I nomi, si sa, hanno una loro misteriosa essenza e per i Papi un significato, una risonanza  che affondano le radici in una tradizione millenaria. L’italo-argentino Jorge Mario Bergoglio ha “osato” assumere il nome del poverello d’Assisi, esempio di umiltà e di totale dedizione a Dio, che in duemila anni di storia nessun Papa aveva scelto. 

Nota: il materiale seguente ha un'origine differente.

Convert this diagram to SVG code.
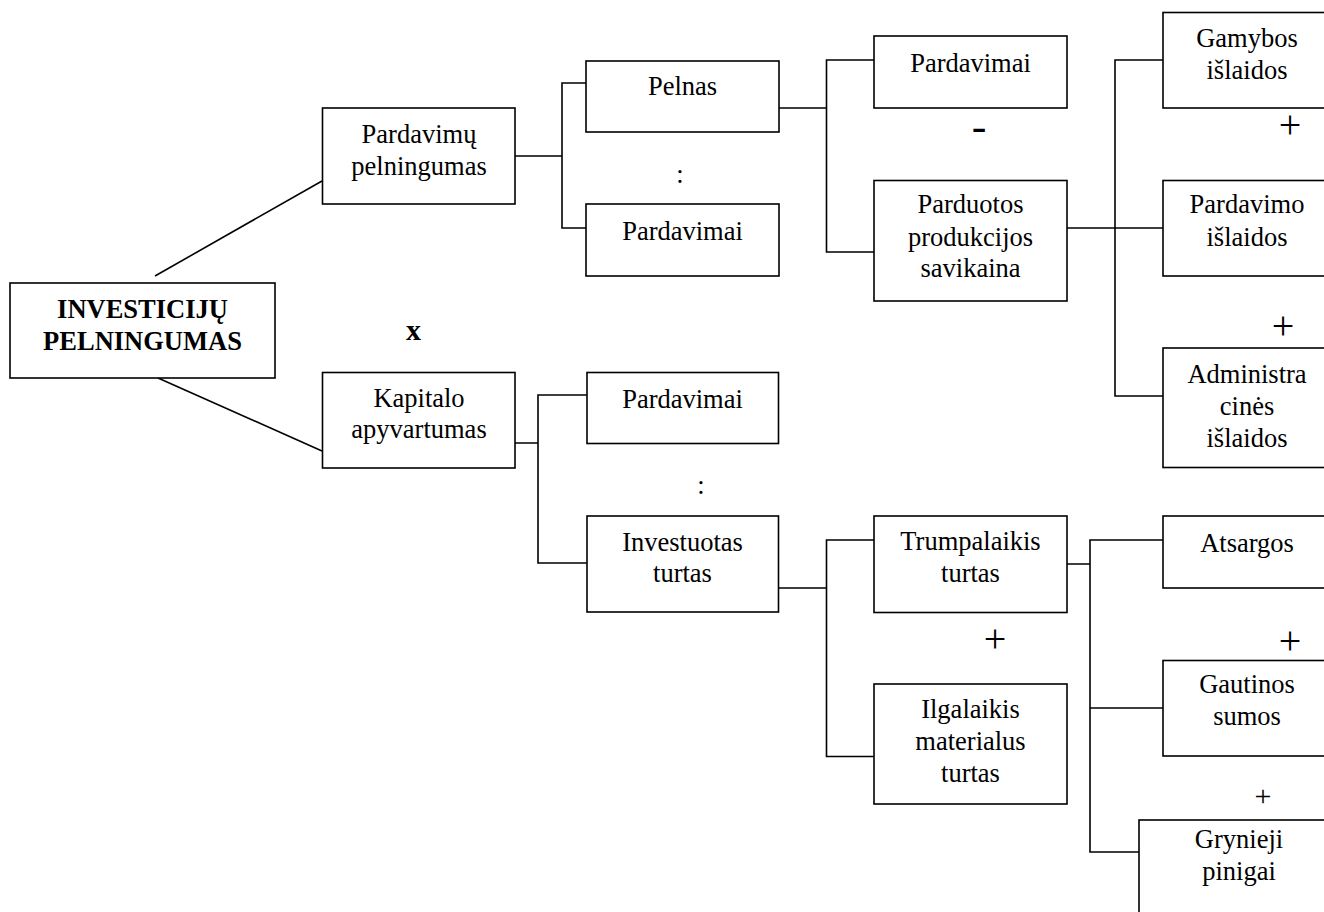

Nome forse troppo impegnativo da portare in un’Istituzione criticata dallo stesso Santo per lo sfarzo dei cerimoniali e le derive  temporali che hanno spesso caratterizzato la Curia romana nel corso dei secoli. Ma in questo nome c’è qualcosa di dirompente, una promessa, una domanda che scuote tutta Chiesa ed espone chi lo porta a significati e compiti difficili. 
 
Messaggio e programma, profezia di cambiamento e di rinnovamento. Nel nome si coglie un segnale che vuol accogliere e ascoltare l’appello di milioni di uomini accomunati da un destino di miseria di fronte a una concentrazione di enormi ricchezze nelle mani di pochissimi. 
 
Guardando la figura di San Francesco con gli occhi della  storia, ciò che balza agli occhi sono le azioni e le scelte. Francesco d’Assisi individuò subito il problema delle disuguaglianze tra i ricchi e i poveri. 
 
Ed è questo il primo elemento che li unisce: la difesa dei poveri e la lotta contro il denaro e gli eccessi in una società in crisi dove i ricchi diventano sempre più ricchi e i poveri sempre più poveri. Ma oggi, assieme alla ricerca smodata della ricchezza, si assiste anche ad una sempre più evidente domanda di spiritualità e questo può avvenire attraverso una rilettura ed una messa al centro del Vangelo delle origini. Ciò che lega fortemente Papa Bergoglio al Santo di Assisi è proprio il suo continuo richiamo al Vangelo. 
 
Altro importantissimo aspetto che lega i due Francesco è la tematica dell’ecologia, tema che parla in modo significativo al nostro tempo. San Francesco, in un momento in cui  si affermavano le città, contrapponeva la natura e la strada, promuoveva la predicazione “in via”. Portando tutto al mondo d’oggi, sono quelle periferie che tanto stanno a cuore a Papa Francesco. 
 
Si intravede in questo nome una sfida, un programma, una bandiera che può diventare chiave interpretativa per l’attuale missione di evangelizzazione della Chiesa, delle sue relazioni con il mondo e con le altre religioni.  
 
Francesco d’Assisi fu soprattutto il profeta in cui  Innocenzo III vide la possibilità di un  grande movimento di rinnovamento. 
Non è certo un caso che Papa Bergoglio, nella sua prima omelia ai Cardinali durante la messa di ringraziamento “Pro Ecclesia” abbia parlato di movimento come dinamica di cambiamento, “movimento nel cammino, nell’edificazione della Chiesa, nella confessione, di “camminare, edificare, confessare”.